Figure scripts:
★ ★ ★ ★
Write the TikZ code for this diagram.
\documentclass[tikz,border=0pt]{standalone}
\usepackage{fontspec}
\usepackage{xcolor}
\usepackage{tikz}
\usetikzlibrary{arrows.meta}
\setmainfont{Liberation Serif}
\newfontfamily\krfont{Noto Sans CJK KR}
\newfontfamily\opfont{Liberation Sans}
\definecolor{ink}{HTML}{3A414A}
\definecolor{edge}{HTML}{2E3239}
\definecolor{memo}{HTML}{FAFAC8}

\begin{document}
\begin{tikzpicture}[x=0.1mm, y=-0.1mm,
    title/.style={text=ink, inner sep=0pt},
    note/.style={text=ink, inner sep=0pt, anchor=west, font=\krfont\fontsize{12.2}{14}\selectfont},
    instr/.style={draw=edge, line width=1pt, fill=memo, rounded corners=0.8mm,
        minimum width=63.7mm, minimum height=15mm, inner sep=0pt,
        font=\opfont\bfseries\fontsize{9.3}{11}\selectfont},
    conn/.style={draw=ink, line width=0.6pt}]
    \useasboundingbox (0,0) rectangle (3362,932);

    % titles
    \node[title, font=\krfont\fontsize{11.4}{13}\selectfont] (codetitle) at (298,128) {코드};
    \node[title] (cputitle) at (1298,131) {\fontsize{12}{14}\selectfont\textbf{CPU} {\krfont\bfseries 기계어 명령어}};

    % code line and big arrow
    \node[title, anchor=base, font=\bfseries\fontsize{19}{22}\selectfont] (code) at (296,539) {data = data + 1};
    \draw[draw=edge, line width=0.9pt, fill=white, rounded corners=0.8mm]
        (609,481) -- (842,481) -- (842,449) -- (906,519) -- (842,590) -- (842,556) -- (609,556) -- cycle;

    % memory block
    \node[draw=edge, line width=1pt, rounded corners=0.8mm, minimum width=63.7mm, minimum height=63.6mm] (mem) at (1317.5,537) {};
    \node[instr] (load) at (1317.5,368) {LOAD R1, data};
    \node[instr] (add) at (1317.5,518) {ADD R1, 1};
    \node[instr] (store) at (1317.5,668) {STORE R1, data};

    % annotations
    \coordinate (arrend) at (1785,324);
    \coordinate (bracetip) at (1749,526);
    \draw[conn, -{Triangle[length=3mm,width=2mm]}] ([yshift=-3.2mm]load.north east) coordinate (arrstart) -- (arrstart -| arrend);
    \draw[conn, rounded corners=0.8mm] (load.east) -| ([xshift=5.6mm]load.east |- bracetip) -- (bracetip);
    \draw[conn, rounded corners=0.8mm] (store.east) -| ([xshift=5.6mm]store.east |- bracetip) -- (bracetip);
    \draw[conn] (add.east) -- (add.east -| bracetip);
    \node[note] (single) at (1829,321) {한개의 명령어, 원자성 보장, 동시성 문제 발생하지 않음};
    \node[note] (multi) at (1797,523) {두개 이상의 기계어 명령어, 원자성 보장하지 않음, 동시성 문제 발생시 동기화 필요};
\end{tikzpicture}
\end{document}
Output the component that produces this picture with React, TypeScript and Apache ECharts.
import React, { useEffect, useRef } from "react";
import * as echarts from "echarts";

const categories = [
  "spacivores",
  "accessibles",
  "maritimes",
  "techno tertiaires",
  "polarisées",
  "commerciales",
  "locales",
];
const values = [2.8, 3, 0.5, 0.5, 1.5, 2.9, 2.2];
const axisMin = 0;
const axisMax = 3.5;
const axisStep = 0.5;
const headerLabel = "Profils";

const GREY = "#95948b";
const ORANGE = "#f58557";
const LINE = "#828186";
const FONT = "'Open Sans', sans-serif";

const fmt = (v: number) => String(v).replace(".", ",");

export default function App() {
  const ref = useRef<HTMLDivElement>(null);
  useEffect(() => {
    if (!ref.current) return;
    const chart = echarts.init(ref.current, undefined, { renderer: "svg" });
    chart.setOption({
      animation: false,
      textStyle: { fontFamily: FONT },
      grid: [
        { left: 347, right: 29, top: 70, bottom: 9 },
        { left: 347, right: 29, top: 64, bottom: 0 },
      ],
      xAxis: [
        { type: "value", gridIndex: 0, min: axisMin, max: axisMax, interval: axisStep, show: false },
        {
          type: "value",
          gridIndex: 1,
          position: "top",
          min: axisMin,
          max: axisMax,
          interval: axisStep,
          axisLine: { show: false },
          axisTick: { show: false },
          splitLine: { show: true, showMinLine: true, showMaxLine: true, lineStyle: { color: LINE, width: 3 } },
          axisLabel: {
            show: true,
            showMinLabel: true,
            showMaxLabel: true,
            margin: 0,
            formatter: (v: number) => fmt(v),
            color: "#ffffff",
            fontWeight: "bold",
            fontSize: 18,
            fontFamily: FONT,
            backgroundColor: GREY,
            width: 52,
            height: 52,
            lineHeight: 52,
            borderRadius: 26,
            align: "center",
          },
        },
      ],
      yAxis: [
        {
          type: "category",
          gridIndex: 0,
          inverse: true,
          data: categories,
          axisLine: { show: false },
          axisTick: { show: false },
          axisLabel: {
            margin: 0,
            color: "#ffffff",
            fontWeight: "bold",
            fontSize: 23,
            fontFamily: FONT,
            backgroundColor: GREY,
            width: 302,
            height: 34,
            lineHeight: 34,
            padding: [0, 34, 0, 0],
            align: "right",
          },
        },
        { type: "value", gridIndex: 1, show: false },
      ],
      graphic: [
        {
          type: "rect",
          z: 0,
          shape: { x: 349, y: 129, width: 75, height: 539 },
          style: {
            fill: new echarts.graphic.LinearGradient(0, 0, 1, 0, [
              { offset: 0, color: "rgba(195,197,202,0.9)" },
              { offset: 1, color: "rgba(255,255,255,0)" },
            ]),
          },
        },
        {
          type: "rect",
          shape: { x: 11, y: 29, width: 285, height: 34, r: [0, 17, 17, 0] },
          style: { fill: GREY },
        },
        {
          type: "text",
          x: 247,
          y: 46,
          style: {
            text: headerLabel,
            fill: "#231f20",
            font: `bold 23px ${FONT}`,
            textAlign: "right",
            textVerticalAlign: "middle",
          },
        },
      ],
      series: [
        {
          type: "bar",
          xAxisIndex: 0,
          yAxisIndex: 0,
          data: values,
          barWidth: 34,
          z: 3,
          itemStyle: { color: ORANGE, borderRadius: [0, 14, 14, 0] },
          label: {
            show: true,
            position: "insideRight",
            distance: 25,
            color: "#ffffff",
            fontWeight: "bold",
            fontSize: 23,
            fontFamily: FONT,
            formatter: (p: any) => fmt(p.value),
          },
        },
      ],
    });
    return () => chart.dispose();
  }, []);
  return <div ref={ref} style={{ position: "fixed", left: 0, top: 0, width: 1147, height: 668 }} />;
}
★ ★ ★ ★
WRITTEN PROBLEM: Please return, exactly as they appear, the lines starting at the one that contains "Output the component" and ending at the one that contains "const fmt = (v: number)".

ANSWER TO THE TASK:
Output the component that produces this picture with React, TypeScript and Apache ECharts.
import React, { useEffect, useRef } from "react";
import * as echarts from "echarts";

const categories = [
  "spacivores",
  "accessibles",
  "maritimes",
  "techno tertiaires",
  "polarisées",
  "commerciales",
  "locales",
];
const values = [2.8, 3, 0.5, 0.5, 1.5, 2.9, 2.2];
const axisMin = 0;
const axisMax = 3.5;
const axisStep = 0.5;
const headerLabel = "Profils";

const GREY = "#95948b";
const ORANGE = "#f58557";
const LINE = "#828186";
const FONT = "'Open Sans', sans-serif";

const fmt = (v: number) => String(v).replace(".", ",");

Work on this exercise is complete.